12-16. Vanadinite #7.
A green (CI) Chlorine molecule at the center of the vanadinite very dynamic symmetry!
How does that mineral come in such warm and pleasant red-ochre? Colorist need to go back to the drawing board!
From a resource by H. Okudera
12-15. Vanadinite #6.
Crystal structure of a vanadinite from Mibladen, Morocco.
From a resource by F. Laufek, R. Skala, J. Haloda and I Cisarova
12-14. Vanadinite #5.
Tiling may seem like a very abstract challenge for some. Nature knows different. This is a front view of a Vanadinite crystal unit cell. A stable and sturdy prismatic hexagonal shell is all that was needed to contain this busy pack of unruly atoms.
It makes for quite an uncommon and beautiful mineral too!
From a resource by S. Hendricks, M. Jefferson, and V. Mosley.
12-13. Vanadinite #4.
A very playful & Christmassy crystal of Vanadinite. Unit structure, atoms, even the Van der Waal force curtain between atoms in on! Bold maybe, but nature knows best!
From a resource by Y. Dai and J. Hughes.
12-12. Vanadinite #3.
From a resource by J. Trotter and W. Barnes. The structure of a vanadinite.
12-11. Vanadinite #2.
Turning the atoms into ellipses make the unit cell look like a very delicate box of candies!
Another resource from H. Okudera.
12-10. Vanadinite #1.
Vanadinite. Ancient lores say its crystal is beneficial to writers and boost creativity. They could add Kabuki opera and Juggling, so elegant and dynamic is its geometry and perfect prismatic hexagonal structure!
Vanadinite is unusual as a mineral as it’s only occurring as the result of alterations to a pre-existing material. Its bright-red and orange crystals often come perfectly formed and are sought after by many collectors.

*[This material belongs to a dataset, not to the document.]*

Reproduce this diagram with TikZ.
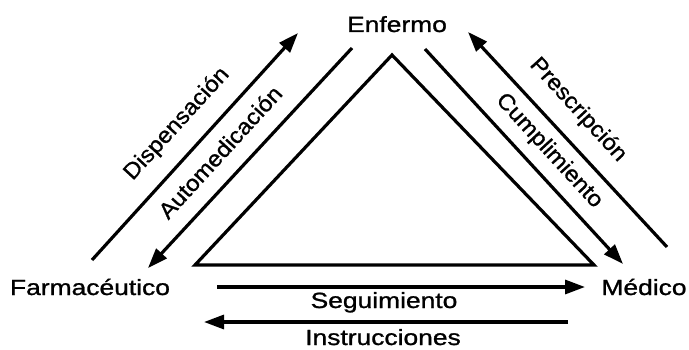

It was first discovered in 1801 in Mexico. Vanadinite deposits have since been found in South America, Europe, Africa, and North America.
From a resource by H. Okudera.
12-09. Hematite #7.
If we were to revisit cave painting a few thousand years forward, what would it look like? Hematite is still quite a source of inspiration!
From a resource by E. Maslen, V. Streltsov, N. Streltsova, and Ishizawa.
12-08. Hematite #6.
Do you wonder what a hematite sounds like?
Its unit cell structure gives us the score, the notation, the key, even the notes’ succession and tempo!
I may rework this artwork as a multimedia file as soon as done with this project focusing uniquely on the visual aspect of the geometry of minerals. The challenge is intriguing!
From a resource by L. Finger and R. Hazen
12-07. Hematite #5.
Opposites attract each other!
Case in point – the stable and elegant structure of the hematite unit cell and the apparent chaos of its multitude of atoms. The result? A mineral that brings a beautiful variation of red as a powder but not much else in the tangible reality.
From a resource by L. Finger and R. Hazen.